Но, как я уже заметил раньше, есть нечто более страшное, чем вышеперечисленные экстраординарные злодеяния. Это — ординарные злодеяния. Я пришел к этому выводу, когда в моем московском кабинете появился немолодой человек, назвавшийся Вадимом Федоровичем Быкадоровым, инженером из Харькова. В свое время Быкадоров был узником одного из филиалов Бухенвальда — лагеря «Дора», располагавшегося близ Нордхаузепа. Нет, в его судьбе не было ничего необычайного, да и вспоминал о ней Быкадоров без большой охоты. Но вот его рассказ, из которого, как говорит русская поговорка, слов не выкинешь, а за каждым из этих слов — судьбы человеческие. Быкадоров сам писал рассказ о лагере. Я не редактировал этот текст и привожу его здесь в том виде, в каком он был предоставлен мне его автором.
«В годы Великой Отечественной войны я не смог эвакуироваться и в июне 1942 года был насильственно забран из г. Харькова в Германию на крупную железнодорожную станцию Зельце близ г. Ганновер. Там меня без суда и следствия и даже без наличия каких-либо доказательств вины — только по одному подозрению в подрывной деятельности против рейха — заключили в концентрационный лагерь. Из группы товарищей харьковчан, арестованных вместе со мной, ни один не вернулся на Родину.
Всего с 1943 по 1945 год мне пришлось побывать более чем в десяти тюрьмах и гестаповских застенках, в штрафном лагере и четырех концентрационных лагерях. Я перенес ужасную зиму 1943/44 года в концлагере Нойенгамме, известном умерщвлением советских военнопленных газом «циклон-Б», потоплением узников на корабле «Кап-Аркона» и другими зверствами. Дважды под различными фамилиями побывал в концлагере Бухенвальд. Бежал из филиала этого лагеря (Лангенштайн близ Хальберштадта). Был пойман и после ряда тюрем, повторного побега, штрафного лагеря Шпергау (г. Мерзебург, зд «Лейна-Верке») был снова отправлен в Бухенвальд. Здесь лишь благодаря случайности и помощи товарищей не был опознан и попал в лагерь «Дора».

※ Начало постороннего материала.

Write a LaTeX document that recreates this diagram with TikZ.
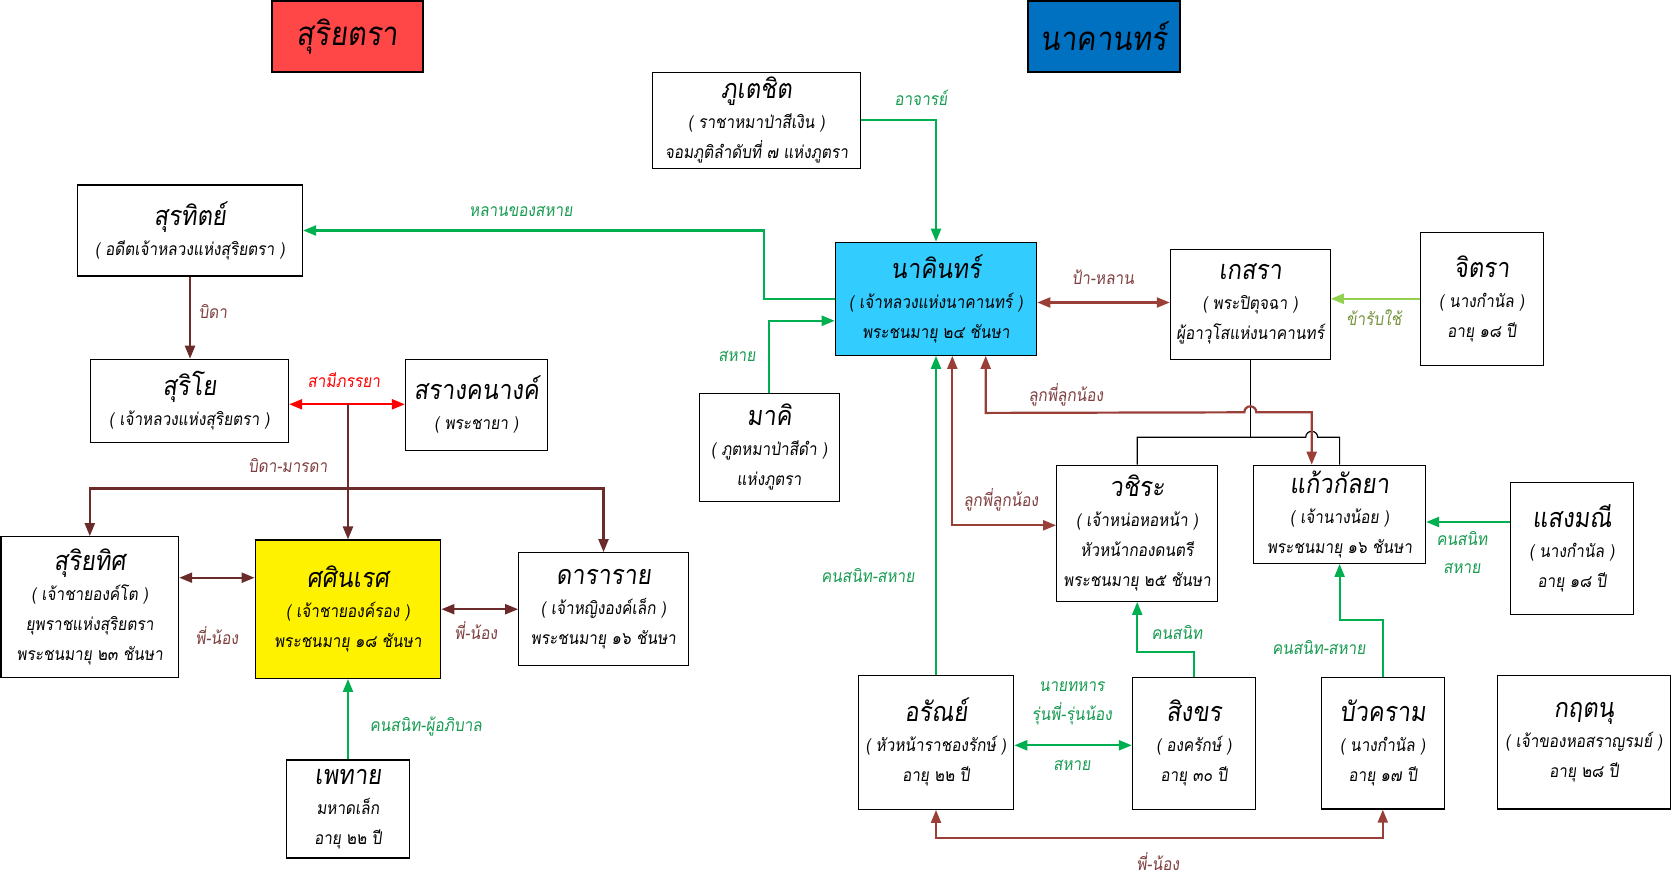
\documentclass[tikz,border=0pt]{standalone}
\usepackage{fontspec}
\setmainfont[Script=Thai,FakeSlant=0.12,FakeStretch=0.88]{Loma}
\usetikzlibrary{arrows.meta,calc}
\definecolor{gline}{HTML}{00B050}
\definecolor{gtext}{HTML}{169B50}
\definecolor{bline}{HTML}{6B2B2B}
\definecolor{rline}{HTML}{9A3F38}
\definecolor{btext}{HTML}{7F3F3F}
\definecolor{lgline}{HTML}{92D050}
\definecolor{lgtext}{HTML}{76923C}
\definecolor{titleR}{HTML}{FF4747}
\definecolor{titleB}{HTML}{0070C0}
\definecolor{cyanbox}{HTML}{33CCFF}
\newcommand\bxname[1]{{\fontsize{27}{30}\selectfont #1}}
\begin{document}
\begin{tikzpicture}[x=1pt,y=-1pt,
  >={Triangle[length=13pt,width=10pt]},
  box/.style={draw=black, line width=1.2pt, align=center, inner sep=0pt, font=\fontsize{17.5}{30}\selectfont},
  ttl/.style={draw=black, line width=1.2pt, inner sep=0pt, font=\fontsize{33}{36}\selectfont},
  gc/.style={draw=gline, line width=2.2pt},
  bc/.style={draw=bline, line width=2.2pt},
  rc/.style={draw=rline, line width=2.2pt},
  redc/.style={draw=red, line width=2.2pt},
  lgc/.style={draw=lgline, line width=2.2pt},
  tree/.style={draw=black, line width=1.2pt},
  lab/.style={inner sep=0pt, align=center, font=\fontsize{17.5}{28}\selectfont},
  glab/.style={lab, text=gtext},
  blab/.style={lab, text=btext},
  rlab/.style={lab, text=red},
  lglab/.style={lab, text=lgtext}]
\useasboundingbox (0,0) rectangle (1672,876);

% titles
\node[ttl, fill=titleR, minimum width=151pt, minimum height=71pt] (tS) at (347.5,36.5) {สุริยตรา};
\node[ttl, fill=titleB, minimum width=152pt, minimum height=71pt] (tN) at (1104,36.5) {นาคานทร์};

% boxes
\node[box, minimum width=225pt, minimum height=91pt] (surathit) at (190,230.5) {\bxname{สุรทิตย์}\\( อดีตเจ้าหลวงแห่งสุริยตรา )};
\node[box, minimum width=208pt, minimum height=96pt] (phutechit) at (756.6,120.3) {\bxname{ภูเตชิต}\\( ราชาหมาป่าสีเงิน )\\จอมภูติลำดับที่ ๗ แห่งภูตรา};
\node[box, fill=cyanbox, minimum width=201.4pt, minimum height=113pt] (nakhin) at (936,298.8) {\bxname{นาคินทร์}\\( เจ้าหลวงแห่งนาคานทร์ )\\พระชนมายุ ๒๔ ชันษา};
\node[box, minimum width=140pt, minimum height=108pt] (makhi) at (769.3,447.3) {\bxname{มาคิ}\\( ภูตหมาป่าสีดำ )\\แห่งภูตรา};
\node[box, minimum width=159.8pt, minimum height=110pt] (kesara) at (1250.3,304.3) {\bxname{เกสรา}\\( พระปิตุจฉา )\\ผู้อาวุโสแห่งนาคานทร์};
\node[box, minimum width=123pt, minimum height=133pt] (chittra) at (1481.8,298.8) {\bxname{จิตรา}\\( นางกำนัล )\\อายุ ๑๘ ปี};
\node[box, minimum width=161.1pt, minimum height=136pt] (wachira) at (1137.2,533.3) {\bxname{วชิระ}\\( เจ้าหน่อหอหน้า )\\หัวหน้ากองดนตรี\\พระชนมายุ ๒๕ ชันษา};
\node[box, minimum width=171.8pt, minimum height=98pt] (kaeo) at (1339.6,514.3) {\bxname{แก้วกัลยา}\\( เจ้านางน้อย )\\พระชนมายุ ๑๖ ชันษา};
\node[box, minimum width=123.4pt, minimum height=132pt] (saengmani) at (1572,548.3) {\bxname{แสงมณี}\\( นางกำนัล )\\อายุ ๑๘ ปี};
\node[box, minimum width=123pt, minimum height=131.7pt] (buakhram) at (1382.8,743.2) {\bxname{บัวคราม}\\( นางกำนัล )\\อายุ ๑๗ ปี};
\node[box, minimum width=173.5pt, minimum height=133.3pt] (kritanu) at (1584,742.3) {\bxname{กฤตนุ}\\( เจ้าของหอสราญรมย์ )\\อายุ ๒๘ ปี};
\node[box, minimum width=155.3pt, minimum height=134pt] (aran) at (936,742.3) {\bxname{อรัณย์}\\( หัวหน้าราชองรักษ์ )\\อายุ ๒๒ ปี};
\node[box, minimum width=123.2pt, minimum height=132pt] (singkhon) at (1194,743.3) {\bxname{สิงขร}\\( องครักษ์ )\\อายุ ๓๐ ปี};
\node[box, minimum width=198.2pt, minimum height=83pt] (suriyo) at (189.5,400.8) {\bxname{สุริโย}\\( เจ้าหลวงแห่งสุริยตรา )};
\node[box, minimum width=142.1pt, minimum height=91pt] (sarang) at (476.5,404.8) {\bxname{สรางคนางค์}\\( พระชายา )};
\node[box, minimum width=177.6pt, minimum height=140.6pt] (suriyathit) at (89.8,607) {\bxname{สุริยทิศ}\\( เจ้าชายองค์โต )\\ยุพราชแห่งสุริยตรา\\พระชนมายุ ๒๓ ชันษา};
\node[box, fill=yellow, minimum width=185.6pt, minimum height=138.3pt] (sasin) at (348,609.2) {\bxname{ศศินเรศ}\\( เจ้าชายองค์รอง )\\พระชนมายุ ๑๘ ชันษา};
\node[box, minimum width=169.6pt, minimum height=112.6pt] (dara) at (603.5,609) {\bxname{ดาราราย}\\( เจ้าหญิงองค์เล็ก )\\พระชนมายุ ๑๖ ชันษา};
\node[box, minimum width=122.8pt, minimum height=98pt] (phethai) at (348,809) {\bxname{เพทาย}\\มหาดเล็ก\\อายุ ๒๒ ปี};

% ---- right side connectors
\draw[gc,->] (phutechit.east) -| (nakhin.north);
\draw[gc,->] (nakhin.west) -- ++(-71,0) |- (surathit.east);
\draw[gc,->] (makhi.north) |- ([yshift=-22pt]nakhin.west);
\coordinate (pl) at ([yshift=-3.7pt]nakhin.east);
\draw[rc,<->] (pl) -- (pl -| kesara.west);
\draw[lgc,->] (chittra.west) -- (chittra.west -| kesara.east);

% family tree of kesara
\coordinate (bus) at (kesara.south |- 0,437.3);
\draw[tree] (kesara.south) -- (bus);
\draw[tree] (wachira.north) -- (wachira.north |- bus) -- (1305.7,437.3) arc[start angle=180,end angle=0,radius=6pt] -- (kaeo.north |- bus) -- (kaeo.north);

% cousins
\coordinate (rv) at (1311.7,412.3);
\draw[rc,<->] ([xshift=49.7pt]nakhin.south) -- ++(0,57) -- (1244.3,412.3) arc[start angle=180,end angle=0,radius=6pt] -- (rv) -- (kaeo.north -| rv);
\draw[rc,<->] ([xshift=16.3pt]nakhin.south) |- ([yshift=8pt]wachira.west);

\draw[gc,->] (aran.north) -- (aran.north |- nakhin.south);
\coordinate (s1) at ([yshift=24.5pt]singkhon.north);
\draw[gc,->] (singkhon.north) -- (s1) -| (wachira.south);
\coordinate (a1) at ([yshift=-3pt]aran.east);
\draw[gc,<->] (a1) -- (a1 -| singkhon.west);
\coordinate (b1) at ([yshift=57pt]buakhram.north);
\draw[gc,->] (buakhram.north) -- (b1) -| (kaeo.south);
\coordinate (sm) at ([yshift=26.3pt]saengmani.west);
\draw[gc,->] (sm) -- (sm -| kaeo.east);
\coordinate (p1) at ([yshift=-28pt]aran.south);
\draw[rc,<->] (aran.south) -- (p1) -| (buakhram.south);

% ---- left side connectors
\draw[bc,->] (surathit.south) -- (surathit.south |- suriyo.north);
\coordinate (sp) at ([yshift=-3.5pt]suriyo.east);
\draw[redc,<->] (sp) -- (sp -| sarang.west);
\coordinate (mid) at (sp -| sasin.north);
\draw[bc,->] (mid) -- (sasin.north);
\coordinate (fb) at ([yshift=-84.2pt]mid);
\draw[bc,->] (fb) -| (suriyathit.north);
\draw[bc,->] (fb) -| (dara.north);
\coordinate (ss) at ([yshift=29.3pt]suriyathit.east);
\draw[bc,<->] (ss) -- (ss -| sasin.west);
\draw[bc,<->] (sasin.east) -- (sasin.east -| dara.west);
\draw[gc,->] (phethai.north) -- (phethai.north |- sasin.south);

% ---- labels
\node[glab] (l1) at (921,98) {อาจารย์};
\node[glab] (l2) at (521,211) {หลานของสหาย};
\node[glab] (l3) at (737,356) {สหาย};
\node[blab] (l4) at (1103,277) {ป้า-หลาน};
\node[lglab] (l5) at (1374,318) {ข้ารับใช้};
\node[blab] (l6) at (1066,395) {ลูกพี่ลูกน้อง};
\node[blab] (l7) at (1001,500) {ลูกพี่ลูกน้อง};
\node[glab] (l8) at (868,576) {คนสนิท-สหาย};
\node[glab] (l9) at (1177,633) {คนสนิท};
\node[glab] (l10) at (1072,687) {นายทหาร};
\node[glab] (l11) at (1072,714) {รุ่นพี่-รุ่นน้อง};
\node[glab] (l12) at (1072,765) {สหาย};
\node[glab] (l13) at (1319,648) {คนสนิท-สหาย};
\node[glab] (l14) at (1462,553) {คนสนิท\\สหาย};
\node[blab] (l15) at (1158,862) {พี่-น้อง};
\node[blab] (l16) at (213,311) {บิดา};
\node[rlab] (l17) at (344,380) {สามีภรรยา};
\node[blab] (l18) at (288,466) {บิดา-มารดา};
\node[blab] (l19) at (217,636) {พี่-น้อง};
\node[blab] (l20) at (476,631) {พี่-น้อง};
\node[glab] (l21) at (426,726) {คนสนิท-ผู้อภิบาล};
\end{tikzpicture}
\end{document}
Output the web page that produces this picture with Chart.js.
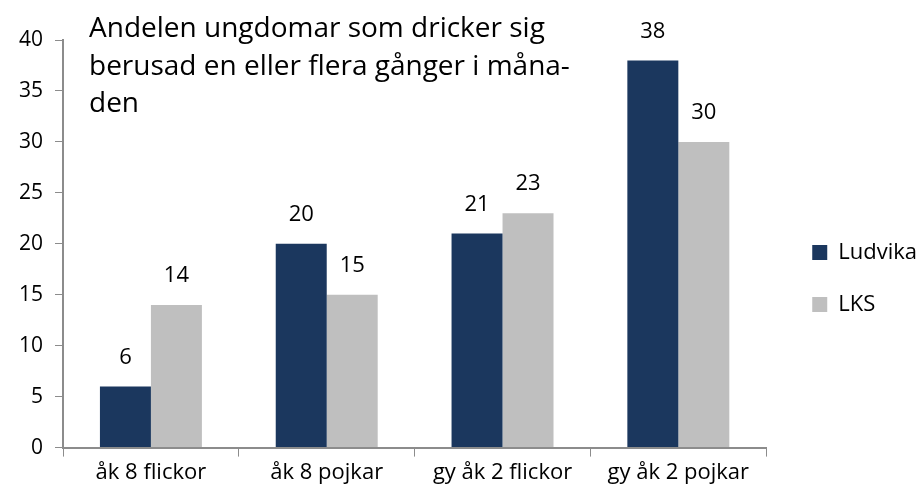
<!DOCTYPE html>
<html>
<head>
  <meta charset="utf-8">
  <title>Andelen ungdomar</title>
  <script src="https://cdn.jsdelivr.net/npm/chart.js@4.4.0/dist/chart.umd.min.js"></script>
  <style>
    body { margin: 0; background: #fff; }
    #wrap { width: 920px; height: 499px; }
  </style>
</head>
<body>
  <div id="wrap"><canvas id="chart"></canvas></div>

  <script>
    const categories = ['åk 8 flickor', 'åk 8 pojkar', 'gy åk 2 flickor', 'gy åk 2 pojkar'];
    const ludvika = [6, 20, 21, 38];
    const lks = [14, 15, 23, 30];
    const titleLines = ['Andelen ungdomar som dricker sig', 'berusad en eller flera gånger i måna-', 'den'];

    const FONT = "'Open Sans', 'Noto Sans', sans-serif";
    const axisGray = '#8c8c8c';

    // Title written inside the plot area, top left
    const titlePlugin = {
      id: 'innerTitle',
      afterDraw(chart) {
        const ctx = chart.ctx;
        ctx.save();
        ctx.font = '28px ' + FONT;
        ctx.fillStyle = '#000';
        ctx.textBaseline = 'alphabetic';
        titleLines.forEach((line, i) => {
          ctx.fillText(line, 89, 37 + i * 37.5);
        });
        ctx.restore();
      }
    };

    // Value labels over each bar
    const valuePlugin = {
      id: 'valueLabels',
      afterDatasetsDraw(chart) {
        const ctx = chart.ctx;
        ctx.save();
        ctx.font = '22px ' + FONT;
        ctx.fillStyle = '#000';
        ctx.textAlign = 'center';
        ctx.textBaseline = 'middle';
        chart.data.datasets.forEach((ds, i) => {
          chart.getDatasetMeta(i).data.forEach((bar, j) => {
            ctx.fillText(ds.data[j], bar.x, bar.y - 29);
          });
        });
        ctx.restore();
      }
    };

    // nudge the legend, the plot keeps its size
    const legendShift = {
      id: 'legendShift',
      afterLayout(chart) {
        chart.legend.left += 16;
        chart.legend.right += 16;
        chart.legend.top += 14;
        chart.legend.bottom += 14;
      }
    };

    new Chart(document.getElementById('chart'), {
      type: 'bar',
      data: {
        labels: categories,
        datasets: [
          { label: 'Ludvika', data: ludvika, backgroundColor: '#1b375e' },
          { label: 'LKS', data: lks, backgroundColor: '#bfbfbf' }
        ]
      },
      options: {
        responsive: true,
        maintainAspectRatio: false,
        animation: false,
        datasets: { bar: { barPercentage: 1, categoryPercentage: 0.58 } },
        layout: { padding: { top: 40, left: 7, right: 9, bottom: 10 } },
        plugins: {
          tooltip: { enabled: false },
          legend: {
            position: 'right',
            labels: {
              font: { family: FONT, size: 22 },
              color: '#000',
              boxWidth: 15,
              boxHeight: 15,
              padding: 30
            }
          }
        },
        scales: {
          x: {
            grid: { drawOnChartArea: false, color: axisGray, tickLength: 9, offset: true },
            border: { color: axisGray, width: 2 },
            ticks: { font: { family: FONT, size: 22 }, color: '#000', padding: 3 }
          },
          y: {
            min: 0,
            max: 40,
            grid: { drawOnChartArea: false, color: axisGray, tickLength: 8 },
            border: { color: axisGray, width: 2 },
            ticks: { stepSize: 5, font: { family: FONT, size: 21 }, color: '#000', padding: 12 }
          }
        }
      },
      plugins: [titlePlugin, valuePlugin, legendShift]
    });
  </script>
</body>
</html>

Период истории лагеря с августа 1943 по май 1944 года я знаю только по рассказам очевидцев. Однако знаю его довольно хорошо, так как интересовался этим еще в лагере, да и позже по крупицам собирал материалы, чтобы когда-нибудь написать об этом людям. Хотя я и не был очевидцем данных событий, однако за подлинность их ручаюсь и могу подтвердить под любой присягой, так как мертвые не лгут.
Первый транспорт прибыл в «Дору» в августе 1943 года. Вслед за ним стали прибывать десятки новых. Комендант Бухенвальда беспрекословно выполнял директиву Берлина об обеспечении концерна «Миттельбау» («Миттельдойче баугемайншафт», генеральный директор Рикге, директор завода Зовацкий). В результате такого темпа ь сентябре месяце в лагере насчитывалось уже 3 тысячи человек, в ноябре — 9 тысяч, а к январю 1944 года эта цифра возросла до 12 тысяч.
С первых же дней пребывания в «Доре» узники почувствовали всю невыносимость жизненных условий в новом лагере. Но основным бичом были, конечно, нечеловеческие условия труда. Прежде в этом месте производились разработки известняка. В течение ряда лет сквозь гору был пробит полукилометровой туннель с несколькими десятками перпендикулярных выработок. В самый короткий срок здесь должны были быть выполнены работы по расширению существующих штолен и превращению их в производственные цехи, пригодные для изготовления реактивного оружия.
В начальный период существования лагеря никто не думал строить бараки для заключенных под землей. Работы на поверхности ограничивались лишь выгрузкой вагонов и строительством жилья для эсэсовцев. Занимались этим несколько «ауссенкоманд». Единственным достоинством этих команд была возможность дышать свежим, неотравленным воздухом.
Все остальные заключенные работали не менее чем по 12 — 14 часов под землей в самых ужасных условиях. Грузили камни, возили вагонетки, бетонировали полы и т. п. Особенно трудной и вредной была работа в глухих забоях на проходке новых штолен. Такие участки имелись в наиболее отдаленной от входа части подземного лабиринта, а именно: в юго-восточной части туннеля «А — Дора», где в то время еще не было выхода на поверхность. Здесь царил ужасный хаос. Рытвины с застоявшейся водой, каменные бугры, груды породы, песка, щебня, строительного мусора. Основные инструменты рабочих — кирка, лопата, носилки и тачка. Пыль и газы от частых взрывов были здесь настолько густы, что в нескольких шагах все предметы скрывались в пелене тумана даже при свете мощных прожекторов. Слабые вентиляторы, стоявшие в десятке метров от забоя, ничего не давали, лишь разгоняя отравленный воздух несколько дальше по подземелью.
Приближение зимы обострило проблему жилья. И вот по решению коменданта лагеря и директора Зовацкого узники были переведены под землю, где «жилплощади» в это время было еще более чем достаточно. Переход под землю вполне устраивал руководителей лагеря: решались сразу проблемы жилья, отопления (в туннеле было хотя и сыро, но не очень холодно), зимней одежды и даже охраны лагеря.